An improved method for impervious surface mapping incorporating LiDAR data and high-resolution imagery at different acquisition times

Abstract

Impervious surface mapping incorporating high-resolution remote sensing imagery has continued to attract increasing interest, as it can provide detailed information about urban structure and distribution. Previous studies have suggested that the combination of LiDAR data and high-resolution imagery for impervious surface mapping yields better performance than the use of high-resolution imagery alone. However, due to LiDAR data's high cost of acquisition, it is difficult to obtain LiDAR data that was acquired at the same time as the high-resolution imagery in order to conduct impervious surface mapping by multi-sensor remote sensing data. Consequently, the occurrence of real landscape changes between multi-sensor remote sensing data sets with different acquisition times results in misclassification errors in impervious surface mapping. This issue has generally been neglected in previous works. Furthermore, observation differences that were generated from multi-sensor data-including the problems of misregistration, missing data in LiDAR data, and shadow in high-resolution images-also present obstacles to achieving the final mapping result in the fusion of LiDAR data and high-resolution images.

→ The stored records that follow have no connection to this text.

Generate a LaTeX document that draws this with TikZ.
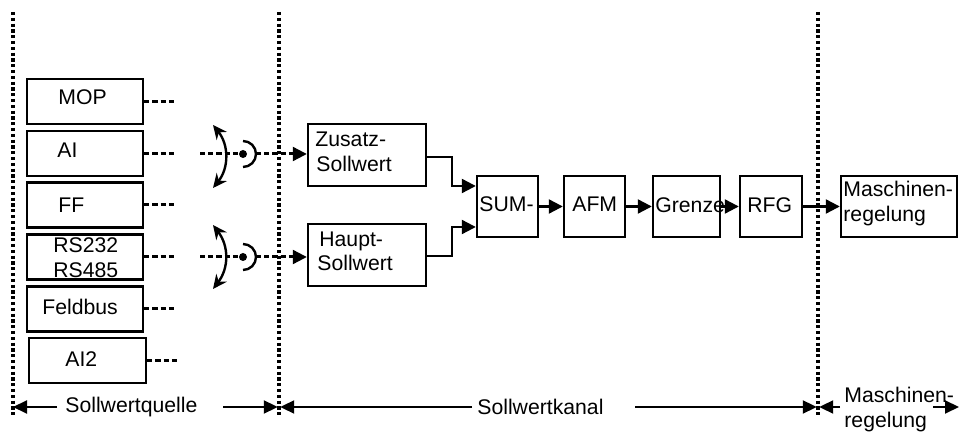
\documentclass[tikz,border=0pt]{standalone}
\usepackage{fontspec}
\setmainfont{Liberation Sans}
\usetikzlibrary{arrows.meta}
\begin{document}
\begin{tikzpicture}[x=0.5pt,y=-0.5pt,
  blk/.style={draw,line width=1.2pt,inner sep=0pt,minimum height=#1},
  blk/.default=22.5pt,
  txt/.style={anchor=base west,inner sep=0pt,font=\fontsize{10.6pt}{12pt}\selectfont},
  vdots/.style={line width=1.6pt,dash pattern=on 1.6pt off 1.3pt},
  hdash/.style={line width=1.5pt,dash pattern=on 2.6pt off 1.5pt},
  con/.style={line width=1.1pt,-{Triangle[length=7pt,width=7pt]}},
  dimarr/.style={line width=1pt,-{Triangle[length=7pt,width=6.5pt]}},
  sw/.style={line width=1.2pt,{Stealth[length=7pt,width=6.5pt]}-{Stealth[length=7pt,width=6.5pt]}}]
\useasboundingbox (0,0) rectangle (960,432);

% vertical dotted separators
\coordinate (s1t) at (13,12);  \coordinate (s1b) at (13,416);
\coordinate (s2t) at (279,12); \coordinate (s2b) at (279,416);
\coordinate (s3t) at (818,12); \coordinate (s3b) at (818,416);
\draw[vdots] (s1t) -- (s1b);
\draw[vdots] (s2t) -- (s2b);
\draw[vdots] (s3t) -- (s3b);

% source boxes
\node[blk,minimum width=58pt] (mop) at (85,101.5) {};
\node[blk,minimum width=58pt] (ai)  at (85,153.5) {};
\node[blk,minimum width=58pt] (ff)  at (85,205) {};
\node[blk,minimum width=58pt] (rs)  at (85,257) {};
\node[blk,minimum width=58pt] (fb)  at (85,309) {};
\node[blk,minimum width=58.5pt] (ai2) at (87.5,360.5) {};
\node[txt] (tmop) at (58,105) {MOP};
\node[txt] (tai)  at (57,158) {AI};
\node[txt] (tff)  at (58,213) {FF};
\node[txt] (trs1) at (53,253) {RS232};
\node[txt] (trs2) at (53,278) {RS485};
\node[txt] (tfb)  at (42,315) {Feldbus};
\node[txt] (tai2) at (65,367) {AI2};

% dashed stubs
\coordinate (emop) at (177,101.5);
\coordinate (eai)  at (177,153.5);
\coordinate (eff)  at (177,205);
\coordinate (ers)  at (177,257);
\coordinate (efb)  at (177,309);
\coordinate (eai2) at (179,360.5);
\draw[hdash] (mop.east) -- (emop);
\draw[hdash] (ai.east) -- (eai);
\draw[hdash] (ff.east) -- (eff);
\draw[hdash] (rs.east) -- (ers);
\draw[hdash] (fb.east) -- (efb);
\draw[hdash] (ai2.east) -- (eai2);

% main blocks
\node[blk=31pt,minimum width=59pt] (zus) at (367,155) {};
\node[blk=31pt,minimum width=59pt] (hau) at (367,255) {};
\node[txt] (tzus1) at (315,147) {Zusatz-};
\node[txt] (tzus2) at (316,172) {Sollwert};
\node[txt] (thau1) at (319,247) {Haupt-};
\node[txt] (thau2) at (317,271) {Sollwert};

\node[blk=30.5pt,minimum width=30.5pt] (sum) at (507.5,206.5) {};
\node[blk=30.5pt,minimum width=30.5pt] (afm) at (594.5,206.5) {};
\node[blk=30.5pt,minimum width=33.5pt] (gre) at (686.5,206.5) {};
\node[blk=30.5pt,minimum width=31pt] (rfg) at (771,206.5) {};
\node[blk=30.5pt,minimum width=58pt] (mas) at (899,206.5) {};
\node[txt] (tsum) at (479,212) {SUM-};
\node[txt] (tafm) at (572,212) {AFM};
\node[txt] (tgre) at (655,213) {Grenze};
\node[txt] (trfg) at (747,213) {RFG};
\node[txt] (tmas1) at (843,197) {Maschinen-};
\node[txt] (tmas2) at (843,222) {regelung};

% switches
\coordinate (sa0) at (200,154);
\coordinate (sa1) at (243,154);
\coordinate (sa2) at (256,154);
\coordinate (sa3) at (243,141);
\coordinate (ta1) at (213,125);
\coordinate (ta2) at (213,188);
\draw[hdash] (sa0) -- (sa1);
\fill (sa1) circle[radius=4];
\draw[line width=1.2pt] (sa3) arc[start angle=-90,end angle=90,radius=13];
\draw[hdash] (sa2) -- ([xshift=-6pt]zus.west |- sa2);
\draw[con] ([xshift=-7pt]zus.west |- sa2) -- (zus.west |- sa2);
\draw[sw] (ta1) .. controls (229,145) and (229,168) .. (ta2);

\coordinate (sb0) at (200,257);
\coordinate (sb1) at (243,257);
\coordinate (sb2) at (256,257);
\coordinate (sb3) at (243,244);
\coordinate (tb1) at (213,225);
\coordinate (tb2) at (213,289);
\draw[hdash] (sb0) -- (sb1);
\fill (sb1) circle[radius=4];
\draw[line width=1.2pt] (sb3) arc[start angle=-90,end angle=90,radius=13];
\draw[hdash] (sb2) -- ([xshift=-6pt]hau.west |- sb2);
\draw[con] ([xshift=-7pt]hau.west |- sb2) -- (hau.west |- sb2);
\draw[sw] (tb1) .. controls (229,246) and (229,268) .. (tb2);

% signal path
\draw[con] (zus.east |- 0,157) -| (452,186) -- (sum.west |- 0,186);
\draw[con] (hau.east |- 0,256) -| (452,227) -- (sum.west |- 0,227);
\draw[con] (sum) -- (afm);
\draw[con] (afm) -- (gre);
\draw[con] (gre) -- (rfg);
\draw[con] (rfg) -- (mas);

% dimension line
\coordinate (d1) at (57,407);
\coordinate (d2) at (223,407);
\coordinate (d3) at (472,407);
\coordinate (d4) at (635,407);
\coordinate (d5) at (840,407);
\coordinate (d6) at (933,407);
\coordinate (d7) at (959,407);
\draw[dimarr] (d1) -- (s1t |- d1);
\draw[dimarr] (d2) -- ([xshift=-0.6pt]s2t |- d2);
\draw[dimarr] (d3) -- ([xshift=0.6pt]s2t |- d3);
\draw[dimarr] (d4) -- ([xshift=-0.6pt]s3t |- d4);
\draw[dimarr] (d5) -- ([xshift=0.6pt]s3t |- d5);
\draw[dimarr] (d6) -- (d7);
\node[txt] (tq) at (65,413) {Sollwertquelle};
\node[txt] (tk) at (477,415) {Sollwertkanal};
\node[txt] (tm1) at (844,403) {Maschinen-};
\node[txt] (tm2) at (844,428) {regelung};
\end{tikzpicture}
\end{document}
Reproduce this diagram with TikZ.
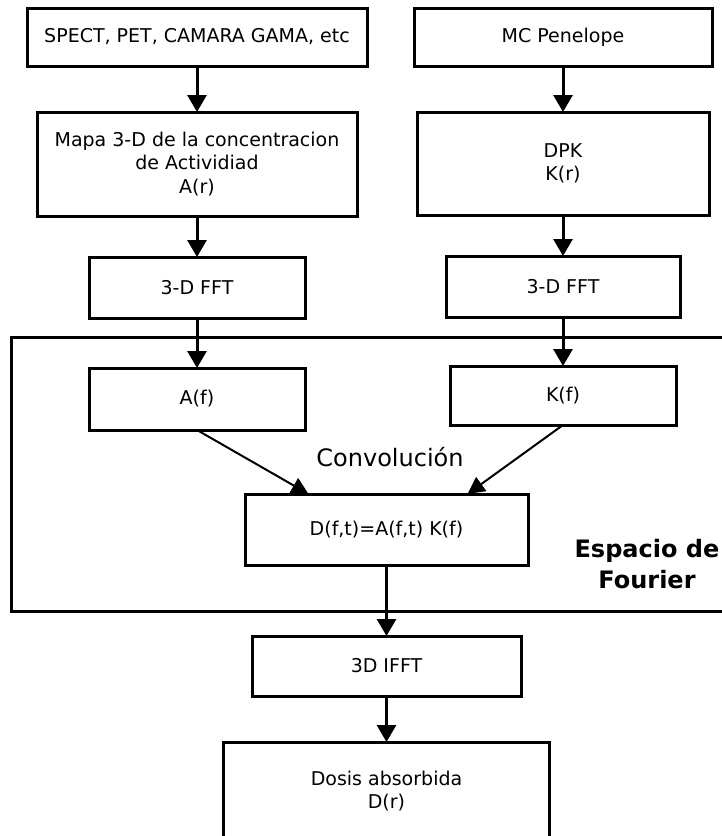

In order to resolve these issues, we propose an improved impervious surface-mapping method incorporating both LiDAR data and high-resolution imagery with different acquisition times that consider real landscape changes and observation differences. In the proposed method, multi-sensor change detection by supervised multivariate alteration detection (MAD) is employed to identify the changed areas and mis-registered areas. The no-data areas in the LiDAR data and the shadow areas in the high-resolution image are extracted via independent classification based on the corresponding single-sensor data. Finally, an object-based post-classification fusion is proposed that takes advantage of both independent classification results while using single-sensor data and the joint classification result using stacked multi-sensor data. The impervious surface map is subsequently obtained by combining the landscape classes in the accurate classification map. Experiments covering the study site in Buffalo, NY, USA demonstrate that our method can accurately detect landscape changes and unambiguously improve the performance of impervious surface mapping.